After years of waiting, those thirsts were finally quenched, appropriately enough in the middle of the Indonesian Book Festival, in Senayan, Central Jakarta, earlier this month. Balai Pustaka has decided to print the eighth edition of Olenka and held its launching ceremony during the event.
Dozens attended the book launch to meet the author and get their hands on the 263-page-long fiction novel about the amorous plight of a young man with Olenka, the female character whose body was vividly described as "a map depicting the road to heaven", in the story.
"I am very curious about the book," Yuni, an aspiring young author who had read the book said at the launch,
"My lecturer told me it was one of the must-read classics of Indonesian literature."

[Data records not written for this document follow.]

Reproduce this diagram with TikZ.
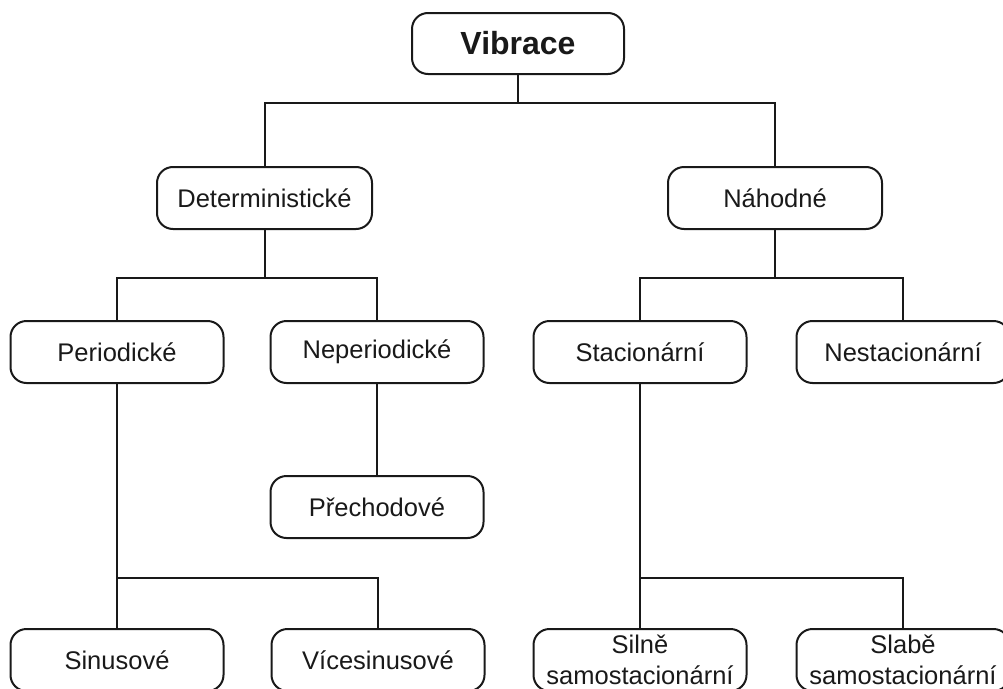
\documentclass[tikz,border=0pt]{standalone}
\usepackage{fontspec}
\setmainfont{Liberation Sans}
\begin{document}
\begin{tikzpicture}[x=1pt,y=-1pt,
  box/.style={draw=black!90, line width=2pt, rounded corners=16pt, minimum width=213pt, minimum height=62pt, inner sep=0pt, align=center, font=\fontsize{25.5}{30.5}\selectfont, text=black!90},
  conn/.style={draw=black!90, line width=2pt}]
\useasboundingbox (0,0) rectangle (1003,688);
\node[box, minimum width=212pt, minimum height=61pt, font=\fontsize{32}{36}\selectfont\bfseries] (vib) at (518,43.5) {Vibrace};
\node[box, minimum width=215pt] (det) at (264.5,198) {Deterministické};
\node[box, minimum width=214pt] (nah) at (775,198) {Náhodné};
\node[box] (per) at (117,352) {Periodické};
\node[box] (nep) at (377,352) {Neperiodické};
\node[box] (sta) at (640,352) {Stacionární};
\node[box] (nes) at (903,352) {Nestacionární};
\node[box] (pre) at (377,507) {Přechodové};
\node[box] (sin) at (117,660) {Sinusové};
\node[box] (vic) at (378,660) {Vícesinusové};
\node[box] (sil) at (640,660) {Silně\\samostacionární};
\node[box] (sla) at (903,660) {Slabě\\samostacionární};
\coordinate (j1) at (518,103);
\coordinate (j2) at (264.5,278);
\coordinate (j3) at (775,278);
\coordinate (j4) at (117,578);
\coordinate (j5) at (640,578);
\draw[conn] (vib.south) -- (j1);
\draw[conn] (j1) -| (det.north);
\draw[conn] (j1) -| (nah.north);
\draw[conn] (det.south) -- (j2);
\draw[conn] (j2) -| (per.north);
\draw[conn] (j2) -| (nep.north);
\draw[conn] (nah.south) -- (j3);
\draw[conn] (j3) -| (sta.north);
\draw[conn] (j3) -| (nes.north);
\draw[conn] (nep.south) -- (pre.north);
\draw[conn] (per.south) -- (j4);
\draw[conn] (j4) -- (sin.north);
\draw[conn] (j4) -| (vic.north);
\draw[conn] (sta.south) -- (j5);
\draw[conn] (j5) -- (sil.north);
\draw[conn] (j5) -| (sla.north);
\end{tikzpicture}
\end{document}
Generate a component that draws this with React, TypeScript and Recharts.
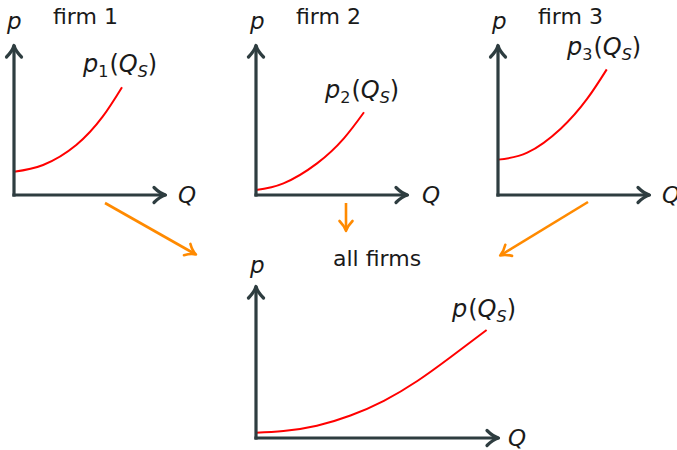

Yuni approached Budi Darma eagerly and asked him about his writing. The 72-year-old author, a serious-looking literature professor whose timid gestures betrayed Olenka's frenzy of sensuality, answered her questions calmly.
Another literature enthusiast, Anggi, said he was relieved that Balai Pustaka decided to reprint the novel. "Thanks to this, more will become aware of what Indonesian literature has to offer," he said.
Anggi came across Olenka at his college days a few years ago when his lecturer told him to read the book.
Those familiar with Olenka took the opportunity during the event to ask questions they've been holding up all these years.
So who is this Olenka? Does she really exist? Why do elements of everyday Indonesian and even Javanese language often pop up in the book, despite the fact that its settings was in the US? Such questions added color to the book launch.
Budi answered those questions in his subtle and occasionally enigmatic way. "I took the name *Olenka' from a collection of short stories by Anton Chekov," he said.
Budi says his usage of Javanese wordplay in an American setting was due to his firm belief that a writer, no matter how dispatched from his or her homeland, will never be de-rooted of that land's culture. "Just look at Amy Tan and her works that are still imbibed with Chinese culture despite their Western backgrounds," he said.
The mysterious way in which the author speaks, seems to have rubbed off on his work. Some readers actually take pride in liking the book. "Not everyone can like Olenka," Anthay, a middle-aged reader who has been reading Olenka since his high school days, said at the event. "Even my close friends didn't share my taste on this."
Ariyantri, another fan of Olenka, shared similar views to Anthay. "Not everyone can enjoy that book, because it has so many complex relationships between its characters, but I fell in love with it for that exact reason."